Do you have any plans to roll the programme out further?

At the moment we are focused on strengthening the programme at the University of Pennsylvania; however, we are happy to speak with students at other schools and engage in knowledge sharing! We would love to hear from you and our contact information can be found on our website:

And finally, what advice would you give to other university/professional organisations who might be thinking of setting up something similar?

Firstly, it’s important to partner with administration and faculty who are supportive of your work. Common Cents at The Wharton School has received incredible support from such partners and they have been part of our valuable backbone that allows us to grow even stronger.

Prior to approaching stakeholders, clarify the goals and vision that your organisation will address and the specific ways in which it will solve for the pain points you have identified. There is also value in conducting a historical search to understand if others have previously tried to tackle these challenges and uncover potential blockers.

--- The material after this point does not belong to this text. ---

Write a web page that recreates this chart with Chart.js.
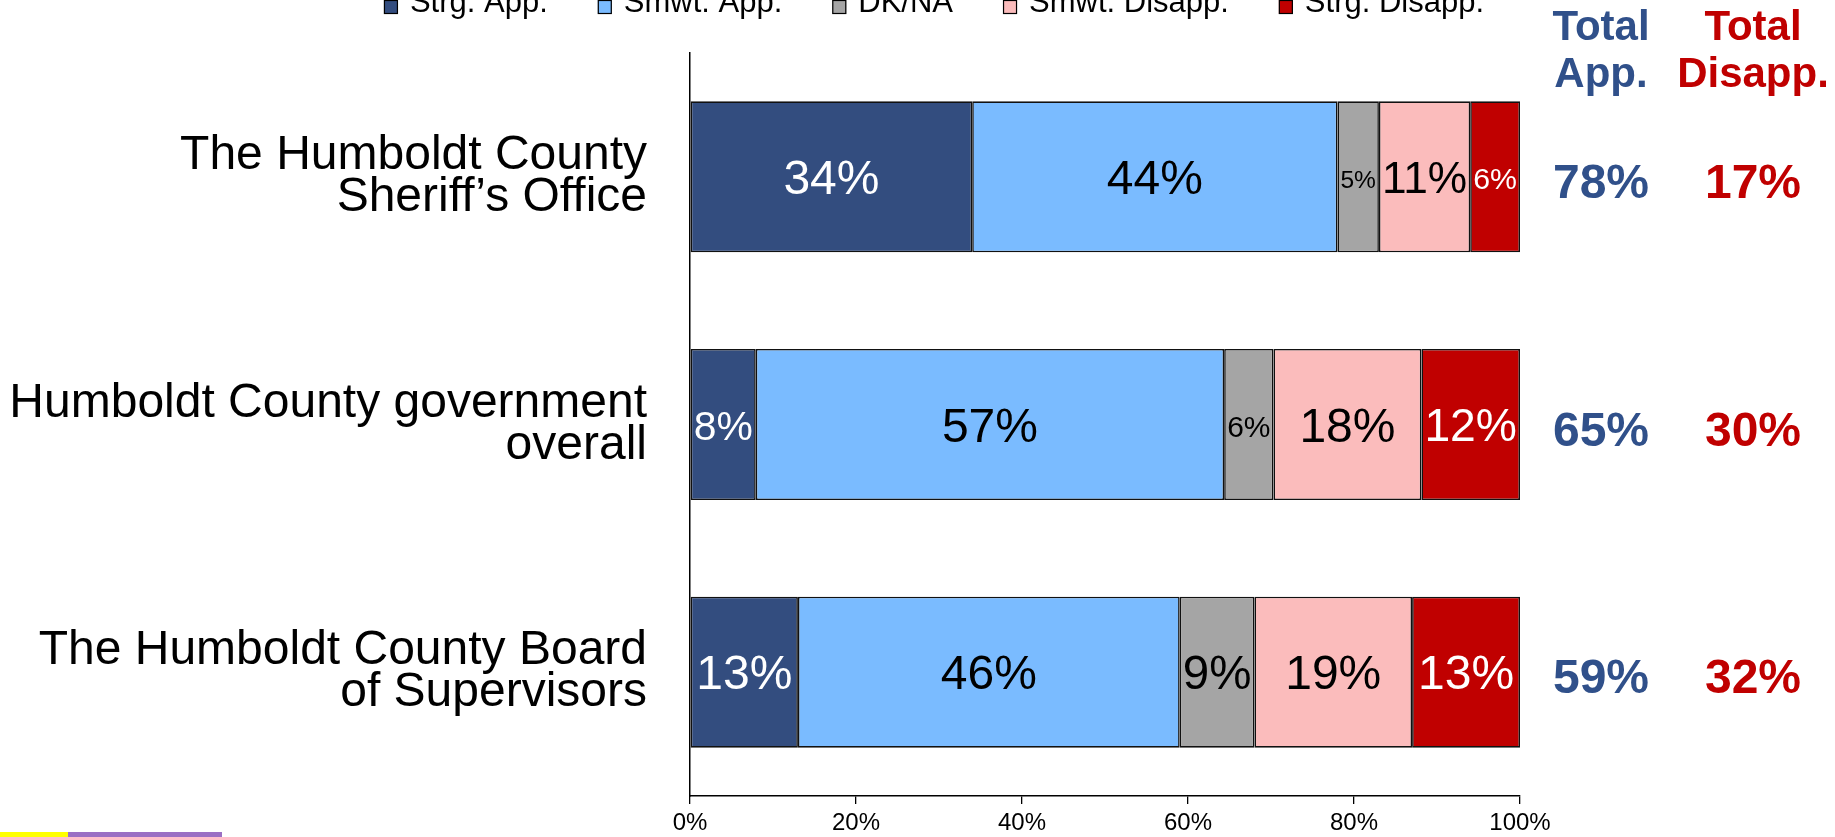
<!DOCTYPE html>
<html>
<head>
<meta charset="utf-8">
<script src="https://cdn.jsdelivr.net/npm/chart.js@4.4.1/dist/chart.umd.min.js"></script>
<style>
  html, body { margin: 0; padding: 0; background: #fff; }
  #wrap { width: 1835px; height: 837px; position: relative; }
</style>
</head>
<body>
<div id="wrap"><canvas id="approval" width="1835" height="837"></canvas></div>
<script>
// survey rows, top to bottom
var categories = [
    ['The Humboldt County', 'Sheriff\u2019s Office'],
    ['Humboldt County government', 'overall'],
    ['The Humboldt County Board', 'of Supervisors']
];
var strgApp = [34, 8, 13];
var smwtApp = [44, 57, 46];
var dkNa = [5, 6, 9];
var smwtDisapp = [11, 18, 19];
var strgDisapp = [6, 12, 13];
var totalApp = [78, 65, 59];
var totalDisapp = [17, 30, 32];
var xTicks = [0, 20, 40, 60, 80, 100];

var seriesNames = ['Strg. App.', 'Smwt. App.', 'DK/NA', 'Smwt. Disapp.', 'Strg. Disapp.'];
var seriesColors = ['#334d7f', '#7abbff', '#a5a5a5', '#fbbcbc', '#c00000'];
var labelColors = ['#ffffff', '#000000', '#000000', '#000000', '#ffffff'];
var appColor = '#30508a';
var disColor = '#c00000';
var FONT = '"Liberation Sans", Arial, sans-serif';

var series = [strgApp, smwtApp, dkNa, smwtDisapp, strgDisapp];
// 100% stacked: each row scaled to its own sum
var rowSums = categories.map(function (c, i) {
    return series.reduce(function (s, arr) { return s + arr[i]; }, 0);
});

var datasets = series.map(function (arr, d) {
    return {
        label: seriesNames[d],
        data: arr.map(function (v, i) { return v / rowSums[i] * 100; }),
        backgroundColor: seriesColors[d],
        borderColor: '#111111',
        borderWidth: 1.6,
        borderSkipped: false,
        barPercentage: 0.61,
        categoryPercentage: 1
    };
});

var barLabels = {
    id: 'barLabels',
    afterDatasetsDraw: function (chart) {
        var ctx = chart.ctx;
        var maxSize = 48;
        ctx.save();
        ctx.textAlign = 'center';
        ctx.textBaseline = 'middle';
        chart.data.datasets.forEach(function (ds, d) {
            chart.getDatasetMeta(d).data.forEach(function (bar, i) {
                var w = Math.abs(bar.x - bar.base);
                var text = series[d][i] + '%';
                ctx.font = maxSize + 'px ' + FONT;
                var tw = ctx.measureText(text).width;
                var size = Math.min(maxSize, maxSize * (w - 6) / tw);
                ctx.font = size + 'px ' + FONT;
                ctx.fillStyle = labelColors[d];
                ctx.fillText(text, (bar.x + bar.base) / 2, bar.y + 4);
            });
        });
        ctx.restore();
    }
};

var totals = {
    id: 'totals',
    afterDraw: function (chart) {
        var ctx = chart.ctx;
        var yScale = chart.scales.y;
        var xa = chart.chartArea.right + 81;
        var xd = chart.chartArea.right + 233;
        ctx.save();
        ctx.textAlign = 'center';
        ctx.textBaseline = 'alphabetic';
        ctx.font = 'bold 42px ' + FONT;
        ctx.fillStyle = appColor;
        ctx.fillText('Total', xa, 40);
        ctx.fillText('App.', xa, 87);
        ctx.fillStyle = disColor;
        ctx.fillText('Total', xd, 40);
        ctx.fillText('Disapp.', xd, 87);
        ctx.font = 'bold 48px ' + FONT;
        ctx.textBaseline = 'middle';
        categories.forEach(function (c, i) {
            var py = yScale.getPixelForValue(i) + 8;
            ctx.fillStyle = appColor;
            ctx.fillText(totalApp[i] + '%', xa, py);
            ctx.fillStyle = disColor;
            ctx.fillText(totalDisapp[i] + '%', xd, py);
        });
        ctx.restore();
    }
};

// legend sits partly above the top edge, so it is drawn by hand
var topLegend = {
    id: 'topLegend',
    afterDraw: function (chart) {
        var ctx = chart.ctx;
        var box = 14, gapText = 12, gapItem = 50;
        ctx.save();
        ctx.font = '31px ' + FONT;
        var widths = chart.data.datasets.map(function (ds) { return ctx.measureText(ds.label).width; });
        var total = widths.reduce(function (s, w) { return s + box + gapText + w; }, 0) + gapItem * (widths.length - 1);
        var x = 934 - total / 2;
        ctx.textBaseline = 'alphabetic';
        ctx.textAlign = 'left';
        chart.data.datasets.forEach(function (ds, d) {
            ctx.fillStyle = ds.backgroundColor;
            ctx.fillRect(x, 0, box, box);
            ctx.strokeStyle = '#000';
            ctx.lineWidth = 1.2;
            ctx.strokeRect(x + 0.5, 0.5, box - 1, box - 1);
            ctx.fillStyle = '#000';
            ctx.fillText(ds.label, x + box + gapText, 12);
            x += box + gapText + widths[d] + gapItem;
        });
        // slide footer strips
        ctx.fillStyle = '#ffff00';
        ctx.fillRect(0, 832, 68, 5);
        ctx.fillStyle = '#9b6fc4';
        ctx.fillRect(68, 832, 154, 5);
        ctx.restore();
    }
};

new Chart(document.getElementById('approval').getContext('2d'), {
    type: 'bar',
    data: { labels: categories, datasets: datasets },
    plugins: [barLabels, totals, topLegend],
    options: {
        indexAxis: 'y',
        responsive: false,
        animation: false,
        devicePixelRatio: 1,
        layout: { padding: { top: 53, right: 315, bottom: 0, left: 0 } },
        plugins: {
            legend: { display: false },
            tooltip: { enabled: false }
        },
        scales: {
            x: {
                type: 'linear',
                stacked: true,
                min: xTicks[0],
                max: xTicks[xTicks.length - 1],
                afterBuildTicks: function (scale) {
                    scale.ticks = xTicks.map(function (v) { return { value: v }; });
                },
                afterFit: function (scale) {
                    scale.height = 41;
                    scale.paddingLeft = 0;
                    scale.paddingRight = 0;
                },
                ticks: {
                    color: '#000',
                    font: { family: FONT, size: 24 },
                    padding: 5,
                    maxRotation: 0,
                    callback: function (v) { return v + '%'; }
                },
                grid: { drawOnChartArea: false, drawTicks: true, tickLength: 8, color: '#000', lineWidth: 1.3 },
                border: { display: true, color: '#000', width: 1.5 }
            },
            y: {
                stacked: true,
                afterFit: function (scale) {
                    scale.width = 690;
                    scale.paddingTop = 0;
                    scale.paddingBottom = 0;
                },
                ticks: {
                    color: '#000',
                    font: { family: FONT, size: 48, lineHeight: 0.875 },
                    padding: 43
                },
                grid: { display: false, drawTicks: false },
                border: { display: true, color: '#000', width: 1.5 }
            }
        }
    }
});
</script>
</body>
</html>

As you put together this programme, you will quickly realise that it is a massive undertaking for one individual to conduct on his or her own. Thus, you must put together a strong team. I cannot stress enough how important it is to have the right people working alongside you. My team has been a huge asset and our progress has been a function of our collective passion for the changes we believe in. So, you should seek out a group of passionate individuals on campus who believe in the idea and are equally excited to see the vision materialise.